We don’t think about them, or about what they mean a lot of the time. We just tack them onto requests or replies. Because to not do so feels like an act of transgression.
WHEN IT’S NOT THERE
Not hearing the thank you you’re expecting always jars. Its lack makes a phrase sound naked, unfinished, aggressive, even. I guess that reaction is what perpetuates the manners of our culture – as horrified, embarrassed parents everywhere take their own turn drilling these society-pleasers into confused small children.
“Why do I have to say please and thank you all the time?” my son often asks.
Why? Because it sounds rude if you don’t.
These kinds of mundane, habitual thank yous – as intrinsic as they are to our culture’s code of etiquette – tend to rob the phrase of its meaning.
But given thoughtfully, with real feeling and intention, a thank you is a very powerful gift. And I have had a couple of reminders of this recently.

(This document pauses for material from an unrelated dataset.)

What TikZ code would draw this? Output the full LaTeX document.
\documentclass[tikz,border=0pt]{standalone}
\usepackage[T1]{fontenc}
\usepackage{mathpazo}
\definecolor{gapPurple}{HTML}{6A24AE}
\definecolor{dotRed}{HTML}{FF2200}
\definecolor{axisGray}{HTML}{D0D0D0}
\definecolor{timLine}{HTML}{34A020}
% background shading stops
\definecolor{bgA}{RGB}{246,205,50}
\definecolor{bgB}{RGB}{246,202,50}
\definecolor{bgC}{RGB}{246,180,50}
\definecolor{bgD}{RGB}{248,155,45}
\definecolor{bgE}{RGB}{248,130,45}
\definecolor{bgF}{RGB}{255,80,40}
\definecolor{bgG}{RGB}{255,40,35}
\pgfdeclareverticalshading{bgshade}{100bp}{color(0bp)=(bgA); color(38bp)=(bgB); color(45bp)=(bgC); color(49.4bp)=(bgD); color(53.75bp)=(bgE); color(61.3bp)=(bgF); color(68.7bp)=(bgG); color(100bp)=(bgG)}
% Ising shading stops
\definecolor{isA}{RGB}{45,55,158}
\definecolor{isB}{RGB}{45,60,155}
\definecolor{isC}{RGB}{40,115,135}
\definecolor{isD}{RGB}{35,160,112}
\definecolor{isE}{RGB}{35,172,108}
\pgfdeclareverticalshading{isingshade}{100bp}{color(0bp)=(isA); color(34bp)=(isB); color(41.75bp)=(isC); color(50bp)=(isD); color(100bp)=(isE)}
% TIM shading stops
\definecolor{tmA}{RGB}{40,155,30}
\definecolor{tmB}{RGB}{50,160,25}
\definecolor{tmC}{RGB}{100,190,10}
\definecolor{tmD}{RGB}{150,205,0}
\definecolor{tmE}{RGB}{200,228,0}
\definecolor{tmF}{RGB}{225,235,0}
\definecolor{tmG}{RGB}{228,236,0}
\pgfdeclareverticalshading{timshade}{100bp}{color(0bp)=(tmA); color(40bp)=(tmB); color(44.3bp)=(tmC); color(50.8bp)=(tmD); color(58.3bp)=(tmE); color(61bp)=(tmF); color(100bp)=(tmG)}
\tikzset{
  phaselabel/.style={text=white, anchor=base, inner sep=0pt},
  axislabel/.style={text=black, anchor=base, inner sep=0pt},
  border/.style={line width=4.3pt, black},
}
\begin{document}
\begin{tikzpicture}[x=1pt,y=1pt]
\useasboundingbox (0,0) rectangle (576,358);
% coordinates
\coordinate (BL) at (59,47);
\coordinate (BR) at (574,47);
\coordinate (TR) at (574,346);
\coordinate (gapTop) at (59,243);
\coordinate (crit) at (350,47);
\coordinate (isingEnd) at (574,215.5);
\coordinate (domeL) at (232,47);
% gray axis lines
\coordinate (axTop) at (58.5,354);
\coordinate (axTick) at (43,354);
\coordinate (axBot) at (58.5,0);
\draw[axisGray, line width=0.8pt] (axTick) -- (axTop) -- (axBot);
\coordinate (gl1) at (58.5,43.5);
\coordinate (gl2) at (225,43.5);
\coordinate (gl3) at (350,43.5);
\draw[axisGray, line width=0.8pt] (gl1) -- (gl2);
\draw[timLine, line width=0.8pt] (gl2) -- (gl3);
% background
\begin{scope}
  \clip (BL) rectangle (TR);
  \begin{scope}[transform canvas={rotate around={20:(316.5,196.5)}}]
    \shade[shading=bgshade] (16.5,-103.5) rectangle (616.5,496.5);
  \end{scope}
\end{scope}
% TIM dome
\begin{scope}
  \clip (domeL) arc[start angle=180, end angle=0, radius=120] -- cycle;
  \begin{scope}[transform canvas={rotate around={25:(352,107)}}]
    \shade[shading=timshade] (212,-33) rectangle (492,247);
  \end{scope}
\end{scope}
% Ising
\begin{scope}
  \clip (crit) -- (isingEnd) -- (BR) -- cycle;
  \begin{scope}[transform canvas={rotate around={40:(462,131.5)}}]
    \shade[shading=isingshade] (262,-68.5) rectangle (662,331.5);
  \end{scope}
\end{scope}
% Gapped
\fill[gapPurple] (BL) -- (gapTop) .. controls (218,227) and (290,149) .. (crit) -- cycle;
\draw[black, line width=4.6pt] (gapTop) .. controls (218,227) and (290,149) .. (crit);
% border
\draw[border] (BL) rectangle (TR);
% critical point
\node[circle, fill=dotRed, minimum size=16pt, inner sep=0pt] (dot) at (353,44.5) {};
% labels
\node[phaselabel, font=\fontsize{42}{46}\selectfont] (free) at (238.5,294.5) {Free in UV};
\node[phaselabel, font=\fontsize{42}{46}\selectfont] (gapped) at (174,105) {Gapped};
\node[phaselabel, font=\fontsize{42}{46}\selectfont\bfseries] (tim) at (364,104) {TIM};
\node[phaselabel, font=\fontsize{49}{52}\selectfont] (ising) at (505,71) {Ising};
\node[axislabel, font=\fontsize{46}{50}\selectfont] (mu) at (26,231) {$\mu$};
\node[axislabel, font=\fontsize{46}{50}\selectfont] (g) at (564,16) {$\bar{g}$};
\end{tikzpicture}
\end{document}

My kids have just finished the last two thank-you cards from Christmas. It’s taken a looong time and lots of encouragement to get to this point. Lots of frustrated crossings out, dismay at long names and words like ‘chocolate’ and ‘aunty’ that couldn’t be spelled intuitively.

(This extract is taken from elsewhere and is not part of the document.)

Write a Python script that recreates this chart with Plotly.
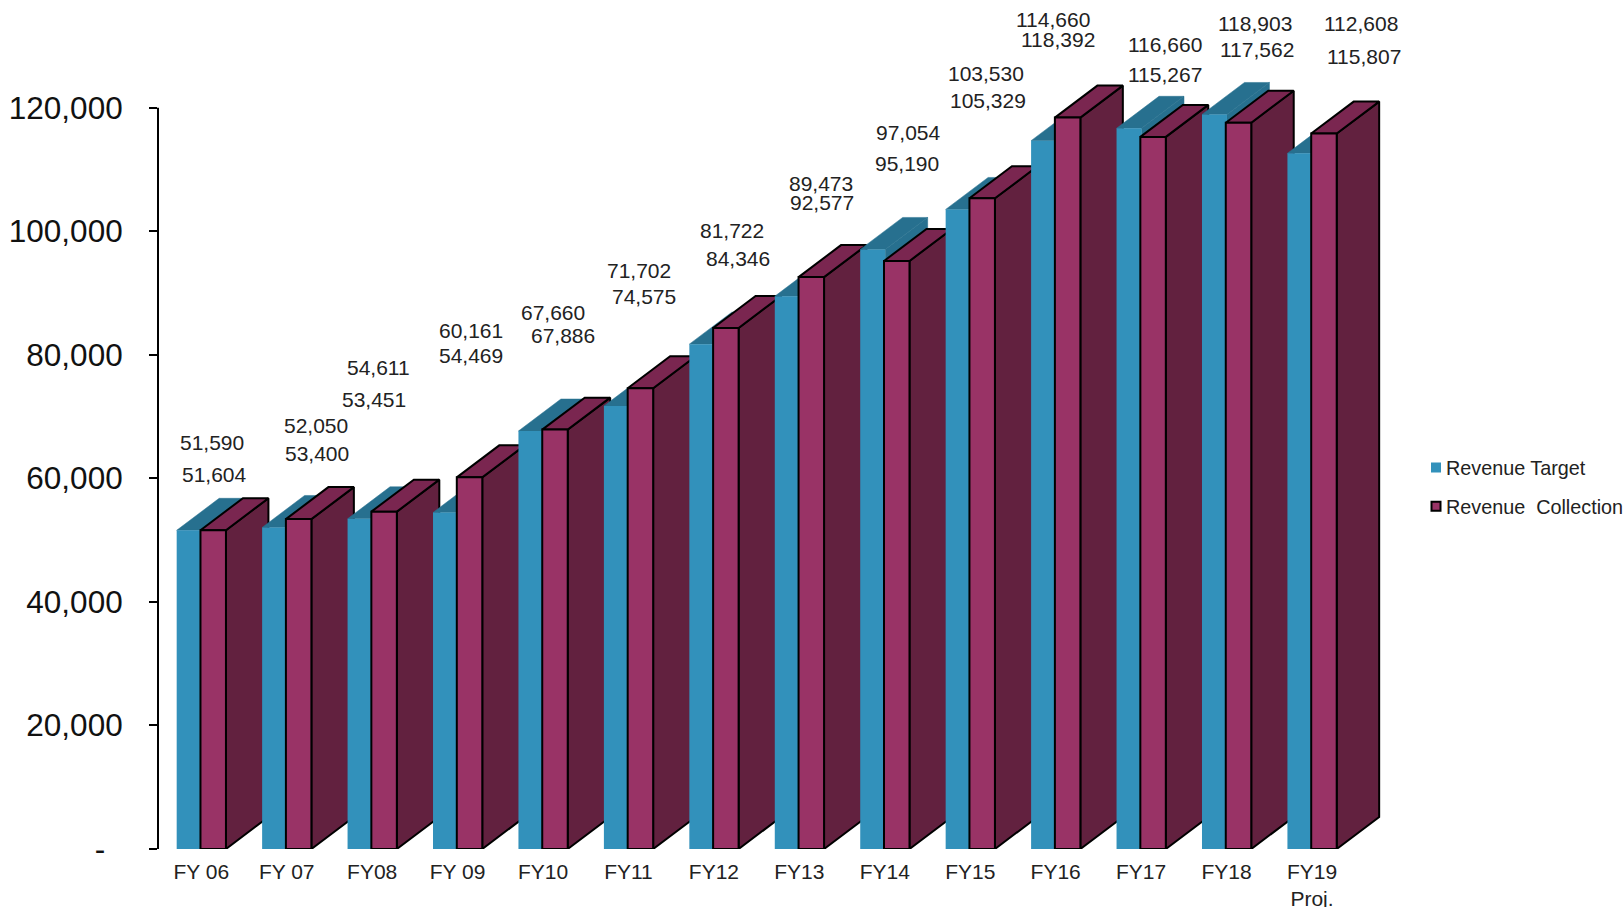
import plotly.graph_objects as go

categories = ["FY 06", "FY 07", "FY08", "FY 09", "FY10", "FY11", "FY12", "FY13", "FY14", "FY15",
              "FY16", "FY17", "FY18", "FY19<br>Proj."]
revenue_target = [51590, 52050, 53451, 54469, 67660, 71702, 81722, 89473, 97054, 103530,
                  114660, 116660, 118903, 112608]
revenue_collection = [51604, 53400, 54611, 60161, 67886, 74575, 84346, 92577, 95190, 105329,
                      118392, 115267, 117562, 115807]
y_ticks = [0, 20000, 40000, 60000, 80000, 100000, 120000]

# Hand-placed data label centres, in pixels of the page
target_label_px = [(212, 442), (316, 425), (374, 399), (471, 355), (553, 312), (639, 270), (732, 230),
                   (821, 183), (909, 132), (987, 73), (1054, 19), (1166, 44), (1256, 23), (1362, 23)]
collection_label_px = [(215, 474), (317, 453), (379, 367), (471, 330), (563, 335), (644, 296), (738, 258),
                       (822, 202), (908, 163), (989, 100), (1059, 39), (1166, 74), (1258, 49), (1365, 56)]

W, H = 1624, 907
L, R, B = 158, W, 849
PX_PER_UNIT = 123.6 / 20000
YTOP = 135000
T = B - YTOP * PX_PER_UNIT
STEP = 85.5
X0 = (L - 201.3) / STEP
X1 = (R - 201.3) / STEP
DX = 42.5 / STEP
DY = 32 / PX_PER_UNIT

T_LEFT, T_W = -24.6 / STEP, 25 / STEP
C_LEFT, C_W = -0.8 / STEP, 25.5 / STEP

COLORS = {
    "t": ("#3291bb", "#27708f", "#27708f"),
    "c": ("#993366", "#7a2650", "#62213f"),
}


def poly(xs, ys, fill, z, line=None):
    return go.Scatter(
        x=xs + xs[:1], y=ys + ys[:1], mode="lines", fill="toself", fillcolor=fill,
        line=dict(color=line or fill, width=2 if line else 0.5),
        showlegend=False, hoverinfo="skip", zorder=z,
    )


fig = go.Figure()
for i in range(len(categories)):
    for k, (key, vals, left, w, name) in enumerate([
        ("t", revenue_target, T_LEFT, T_W, "Revenue Target"),
        ("c", revenue_collection, C_LEFT, C_W, "Revenue  Collection"),
    ]):
        v = vals[i]
        x0 = i + left
        x1 = x0 + w
        front, top, side = COLORS[key]
        edge = "#000000" if key == "c" else None
        z = i * 10 + k * 3
        fig.add_trace(poly([x1, x1 + DX, x1 + DX, x1], [0, DY, v + DY, v], side, z, edge))
        fig.add_trace(poly([x0, x1, x1 + DX, x0 + DX], [v, v, v + DY, v + DY], top, z + 1, edge))
        fig.add_trace(go.Bar(
            x=[i], y=[v], width=w, offset=left, name=name, showlegend=False, zorder=z + 2,
            marker=dict(color=front, line=dict(color=edge or front, width=2 if edge else 0)),
            hovertemplate=name + ": %{y:,}<extra></extra>",
        ))

# Legend entries
fig.add_trace(go.Scatter(x=[None], y=[None], mode="markers", name="Revenue Target", legendgroup="a",
                         marker=dict(symbol="square", size=10, color="#3291bb", line=dict(width=0))))
fig.add_trace(go.Scatter(x=[None], y=[None], mode="markers", name="Revenue\u00a0 Collection", legendgroup="b",
                         marker=dict(symbol="square", size=9, color="#993366", line=dict(color="#000000", width=2))))

labels = []
for vals, pts in ((revenue_target, target_label_px), (revenue_collection, collection_label_px)):
    for v, (px, py) in zip(vals, pts):
        labels.append(dict(
            text=f"{v:,}", xref="paper", yref="paper",
            x=(px - L) / (R - L), y=(B - py) / (B - T),
            xanchor="center", yanchor="middle", showarrow=False,
            font=dict(size=21, color="#222222"),
        ))

fig.update_layout(
    width=W, height=H, autosize=False,
    margin=dict(l=L, r=W - R, t=T, b=H - B, pad=0),
    paper_bgcolor="#ffffff", plot_bgcolor="#ffffff",
    font=dict(family="Liberation Sans", color="#222222"),
    barmode="overlay",
    annotations=labels,
    showlegend=True,
    legend=dict(
        x=(1402 - L) / (R - L), y=(B - 448) / (B - T), xanchor="left", yanchor="top",
        font=dict(size=19.8, color="#222222"), tracegroupgap=10, itemwidth=30,
        bgcolor="rgba(0,0,0,0)",
    ),
    shapes=[dict(type="line", xref="paper", yref="y", x0=0, x1=0, y0=0, y1=y_ticks[-1],
                 line=dict(color="#000000", width=2), layer="above")],
    xaxis=dict(
        range=[X0, X1], tickmode="array", tickvals=list(range(len(categories))), ticktext=categories,
        showgrid=False, zeroline=False, showline=False, ticks="", tickangle=0,
        tickfont=dict(size=21, color="#222222"), ticklabelstandoff=8, automargin=False,
    ),
    yaxis=dict(
        range=[0, YTOP], tickmode="array", tickvals=y_ticks,
        ticktext=["-\u00a0\u00a0"] + [f"{v:,}" for v in y_ticks[1:]],
        showgrid=False, zeroline=False, showline=False,
        ticks="outside", ticklen=8, tickwidth=2, tickcolor="#000000",
        tickfont=dict(size=31.5, color="#111111"), ticklabelstandoff=20, automargin=False,
    ),
)

post = """
document.body.style.margin='0';document.body.style.overflow='hidden';
function nudge(){
document.querySelectorAll('.legendsymbols').forEach(function(e){e.setAttribute('transform','translate(15,0)');});
document.querySelectorAll('.legendtext').forEach(function(e){e.setAttribute('x','45');});
}
nudge();setTimeout(nudge,50);setTimeout(nudge,300);
"""
fig.write_html("out.html", post_script=post, config={"displayModeBar": False})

I started out coaxing and encouraging. Then my tactics deteriorated into veiled threats about what might happen next Christmas if they didn’t send thank yous after this one. The words made me cringe as I said them. I was turning their thank yous into even more of a chore, something to be got over with quickly. A payback with the wrong motives.
Then I told them the story of their thank-you cards. I asked them to imagine the people we were writing to, finding their cards on the doormat, opening them up and reading their lovely messages. We thought about these people, whom they love very much, smiling at their cards. We thought about how their thank yous were a gift they were giving back in return.
And the obligation turned into something less arduous. The task was a little less of a chore. Rather than just a reluctantly scribbled message, relatives got drawings and colour and multiple kisses.
THE GIFT OF THANK YOU
And I remembered how thanking the kids for helping and making a big deal out of it often seems to have more effect than nagging ever did.
I don’t need to nag Sidney to make his bed every morning anymore. The day that he did it unasked and received a surprised, sincere thank you in return was the day he took ownership of that chore.
And when Nell first brought her empty plate to the sink after dinner rather than abandoning it on the kitchen table, and I said a huge thank you – a hug you tight, kiss your head, really mean it type of thank you – it stuck. And now she does it after every meal.
My thank you for that act is something she wants to receive again and again.
It’s a powerful thing, a thank you – a transformative, heart-swelling, lovely gift – when you do it right.